The man excused himself, saying the games were already over; and again the wild tumult arose. The cry was now "Let him be burned!" and was followed by a rush to collect wood for the fire. As they were about to fasten him firmly to the stake, Polycarp begged that he might be tied only with cords, adding, "He who gives me strength to endure the fire, will enable me to remain at the pile without moving." His last words were words of thanks to God, who had counted him worthy thus "to drink of Christ's cup.”
When all was over, his disciples tried to gather up what the fire had left of the mortal part of him who had loved them so well, and taught them so long and faithfully, but the Jews besought the governor not to allow them this poor consolation lest, "forsaking the crucified One, they begin to worship this man." "Little did they think," say the writers of the letter, "that it is not possible to forsake Christ, who suffered for the salvation of the whole world, and to worship any other. For Him indeed we adore; but the martyrs, as His disciples and followers, we worthily love.”
An epistle written by Polycarp to the church at Philippi has been preserved. It is interesting chiefly because in it he reminds them of the apostle Paul, "who," he says, "when among you, faithfully and constantly taught the word of truth, and when absent wrote you a letter, which, if you diligently study, you will find to be the means of building you up in faith, hope, and love.”
One of the disciples of Polycarp, Irene us, lived on into the beginning of the third century.

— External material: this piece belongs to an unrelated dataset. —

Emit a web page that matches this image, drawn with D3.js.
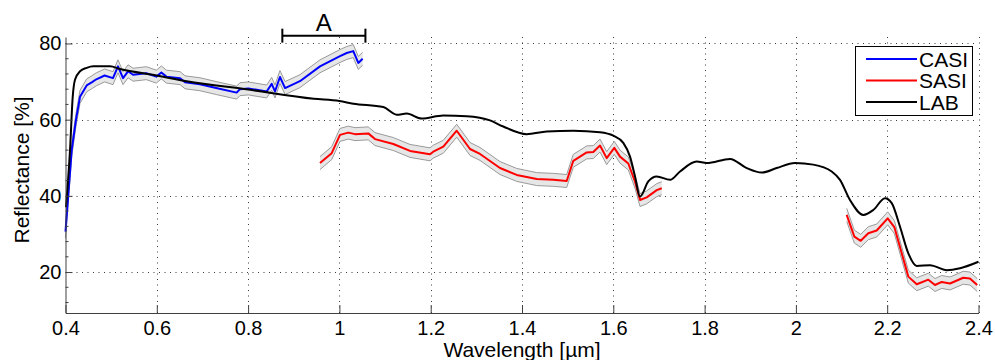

In a letter, written in his old age, he thus speaks of him: "I could point out the very place where the blessed Polycarp was accustomed to sit and discourse, his gait, his form, his manner of life, his conversations, and what he was accustomed to relate of his familiar intercourse with John, and others who had seen the Lord; how he used to repeat their discourses and speak of the miracles of Christ, and of His doctrine, agreeably to the Holy Scriptures, as he had received them from the eye-witnesses. To these things, by the mercy of God, I listened attentively, noting them down, not on paper, but in my heart, and by the grace of God I habitually recall them to my mind.”